What Needs to Be in A Force Majeure Clause?
Feb. 16, 2022
As a contractor, you know that you need a “Plan B” and maybe a “Plan C” in case the unexpected happens. Some things, however, aren’t in your control. That’s why there are force majeure clauses.
Force majeure (“superior force”) clauses can limit your liability in the event of a hurricane or other damaging weather event like we know all too well in Mississippi. It may also be able to help you if there’s an unexpected shortage of material or labor.
Force majeure clauses, like all provisions in a contract, need to be well thought out. It’s best that they aren’t too broad or too specific. However, you need to specify some things – like when the force majeure clause would go into effect. It’s also wise to include details like who needs to be notified if the clause is invoked and how soon.
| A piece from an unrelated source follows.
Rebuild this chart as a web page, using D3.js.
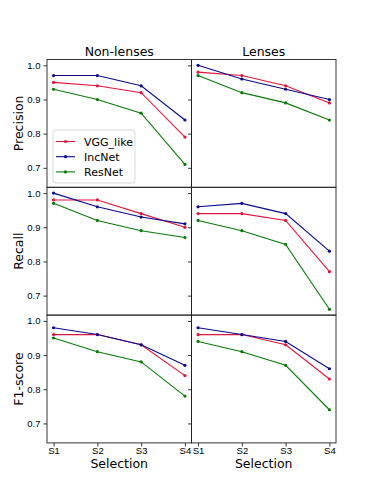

You should also describe the parties’ obligations regarding things like payment if the project needs to be delayed or even scrapped.
A Force Majeure Clause Isn’t Guaranteed Protection Against Liability
Including a force majeure clause in your contracts is crucial. However, it doesn’t always protect you from liability. For example, if your customer can show that you could or should have foreseen and planned for an unexpected event (like a materials shortage or labor strike), they can argue that the force majeure clause doesn’t apply.
Invoking a force majeure clause should be your last resort. It’s typically best to keep the lines of communication open and reassure them that you are committed to the project. However, it’s nonetheless crucial to have a legally sound force majeure clause in your contracts.